Gives a new prospective on things doesn't it?


----------



## Treedup

Big7 said:


> I have some dirt. No time or experience in training wabbit dogs.
> 
> So... I put up a few cards in the country store bulletin
> boards.
> 
> Went something like this..
> 
> I have x number of acres and would like to find someone that would like to dog hunt it with me for free.
> 
> Same situation.
> 
> By drawing the quota, OP is essentially furnishing "the dirt" and the potential "tag along"
> is furnishing the dogs.
> 
> After about a bazillion calls, I narrowed it down to two people. They also invited me to hunt where they had access to dirt.
> One even helped me learned to call turkey.
> 
> One has passed (he was 75 when we got started 10 years ago) and the other , I still hunt and fish with to
> this day.
> 
> Absolutely nothing wrong with OP's offer.



I agree. Geez folks


----------



## sghoghunter

Treedup said:


> I agree. Geez folks



 I agree as well IF the land you have to hunt is leased land or private land but not when its public land that has a certain number of people that's gonna get drawn. I got an Email a few days back that say said I was not selected this year for the "Georgia's dog feral hog quota hunt." I wonder how many people signed up this year that's gonna beat dog owners out of a chance to hunt some public land? Geez people


----------



## WoodsnWater30

Poor dude was just extending an invitation.  Although he should have asked here if someone would wanna go with him BEFORE they put in for the quota hunt.  Water under the bridge though. I can relate to the no money/no private land to hunt/being a poor boy from the sticks.  This next part is NOT where you get out the violin... Im not to proud to ask to go out fishing with someone with a boat and would throw down with some gas.  Ive offered to do landscaping or whatever a person needed done around the house so I could go hunting on their property.  If I know someone with dogs I will ask them if I can go out with them and give em money or do something for them that they need done (I got a smoker, just sayn).  Honest work is what I was taught to pay people with when I didnt have money.  I see why people up n arms, but at the same time if I was heavily nvested in somethin and someone offered a 6900 acre WMA that had not been touched with dogs, I CensoredCensoredCensoredCensored sure wouldnt be complaining about a offer. Currently serving and I move around every 4 years or less, so I never get to hang around long enough to get to know people to ask to hunt on their property, much less be able to pay for a hunt.


----------



## robert carter

I don`t dog hunt. Have nothing against it and would probably go sometime but if I did have dogs and did not get drawn and the fella asked just like he did....I would pm him and go hunting. I too can`t believe the response the fella got. RC


----------



## deast1988

You fellas think I can get picked? Don't have any dogs my self but I got 3 priority points. Got 3 for rabbit and deer dogs too? I'm saving my points up so if I find the right person we can hook it up. It's a free country and open to license holders that pay taxes.

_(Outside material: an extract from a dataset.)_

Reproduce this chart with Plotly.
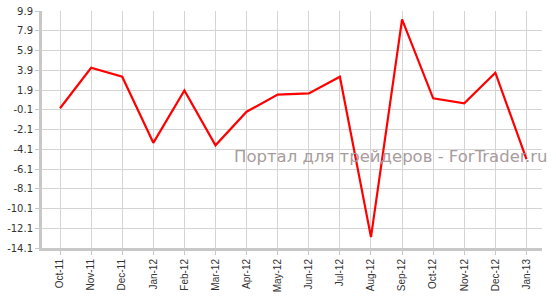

Glad you went limbhanger maybe next time you will have success!


----------



## sghoghunter

deast1988 said:


> You fellas think I can get picked? Don't have any dogs my self but I got 3 priority points. Got 3 for rabbit and deer dogs too? I'm saving my points up so if I find the right person we can hook it up. It's a free country and open to license holders that pay taxes.
> 
> Glad you went limbhanger maybe next time you will have success!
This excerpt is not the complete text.